Of the acquisition targets with options markets, all but one have deal spreads that are too narrow to justify option plays. For example, the call market for Talbots (TLB) is too rich to suggest a long call strategy. Though shares of PCBC are trading at $ 2.50, less than the takeover value of $2.75/share, option premiums would have to decline for a recommendable option strategy to surface.

The proposed takeover of GeoResources by Halcon Resources (HK) is an opportunity for an option play. GEOI shares closed at $37.80 per share on Friday June 22nd, well below their value based on acquisition terms. Upon acquisition, GEOI shareholders will receive $20 in cash, and 1.932 in HK shares. Based on the $ 10.75 closing price for KMI shares the stock portion of payment is worth $20.77. Adding the cash and stock gives a $40.77 deal value per GEOI share. Investors can try to capture the deal spread by buying GEOI shares while simultaneously purchasing an GEOI January 2013 put with a $30.00 strike price for $1.05 and selling a GEOI January 2013 call with a $40.00 strike price for $1.60. Investors would risk a $8.35 maximum loss for a gain of $2.75, a 32.9% return on risk capital based on current market prices.

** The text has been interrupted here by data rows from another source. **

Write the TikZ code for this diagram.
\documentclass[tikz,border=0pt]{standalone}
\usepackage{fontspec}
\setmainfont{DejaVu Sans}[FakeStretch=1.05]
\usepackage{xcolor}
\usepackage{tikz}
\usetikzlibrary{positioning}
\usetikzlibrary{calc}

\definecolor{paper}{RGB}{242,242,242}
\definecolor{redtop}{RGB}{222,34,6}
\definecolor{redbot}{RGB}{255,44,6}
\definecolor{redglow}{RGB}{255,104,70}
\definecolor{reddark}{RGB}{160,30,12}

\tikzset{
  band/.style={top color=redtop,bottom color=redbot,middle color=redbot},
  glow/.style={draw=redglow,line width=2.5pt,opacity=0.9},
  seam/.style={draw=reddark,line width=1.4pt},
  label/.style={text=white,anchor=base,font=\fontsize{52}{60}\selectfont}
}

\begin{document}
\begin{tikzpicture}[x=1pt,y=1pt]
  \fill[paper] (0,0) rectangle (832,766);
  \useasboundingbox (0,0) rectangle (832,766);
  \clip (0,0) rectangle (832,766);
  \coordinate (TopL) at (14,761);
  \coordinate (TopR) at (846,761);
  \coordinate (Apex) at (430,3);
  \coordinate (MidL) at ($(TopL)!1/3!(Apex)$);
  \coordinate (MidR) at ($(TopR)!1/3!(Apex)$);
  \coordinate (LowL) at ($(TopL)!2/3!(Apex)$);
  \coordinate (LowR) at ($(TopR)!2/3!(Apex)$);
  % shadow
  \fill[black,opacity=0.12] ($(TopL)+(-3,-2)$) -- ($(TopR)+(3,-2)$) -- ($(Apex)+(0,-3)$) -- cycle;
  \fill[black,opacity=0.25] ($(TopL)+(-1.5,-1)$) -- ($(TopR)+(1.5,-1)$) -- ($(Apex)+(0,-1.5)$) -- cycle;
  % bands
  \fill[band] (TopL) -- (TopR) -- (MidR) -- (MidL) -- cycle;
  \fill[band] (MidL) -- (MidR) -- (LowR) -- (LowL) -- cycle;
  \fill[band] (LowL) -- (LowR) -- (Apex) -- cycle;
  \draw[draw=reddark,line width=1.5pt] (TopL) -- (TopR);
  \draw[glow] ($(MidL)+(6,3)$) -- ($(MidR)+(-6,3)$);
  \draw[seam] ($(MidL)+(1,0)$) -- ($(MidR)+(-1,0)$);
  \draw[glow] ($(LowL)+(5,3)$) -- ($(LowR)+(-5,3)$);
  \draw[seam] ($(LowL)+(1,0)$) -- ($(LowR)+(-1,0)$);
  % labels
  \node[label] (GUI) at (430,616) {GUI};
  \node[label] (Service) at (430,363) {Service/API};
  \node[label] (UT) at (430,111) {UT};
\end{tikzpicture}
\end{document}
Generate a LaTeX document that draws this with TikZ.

Notice that plays like these are not the norm. Most of the target firms lack a liquid options market or have deal spreads that are too narrow to compensate investors for option premiums. These other deals might be tradable given the right circumstances, but not through simple option plays like the one listed here.

Please read the article disclaimer.

* One attractive hedge fund strategy is called "merger arbitrage" or "risk arbitrage." It involves identifying target companies that are slated to be bought out by another company, but whose prices have not quite appreciated to the take-over price. For example, if an acquiring company and a target company announced that they were striking a deal to buy the shares of the target company for $100 at a future date and the shares appreciated to $97, that $3 difference would be the deal spread that arbitrageurs would try to capture by buying shares at $97 and holding them until they were paid at $100 at the close of the deal.

Merger arbitrage can be considerably more complicated, especially when firms agree to pay for target shares with a number of acquiring company shares, or a mixture of shares and cash. Investors hoping to capitalize on the deal without any market risk would have to buy the target shares and short the acquiring shares.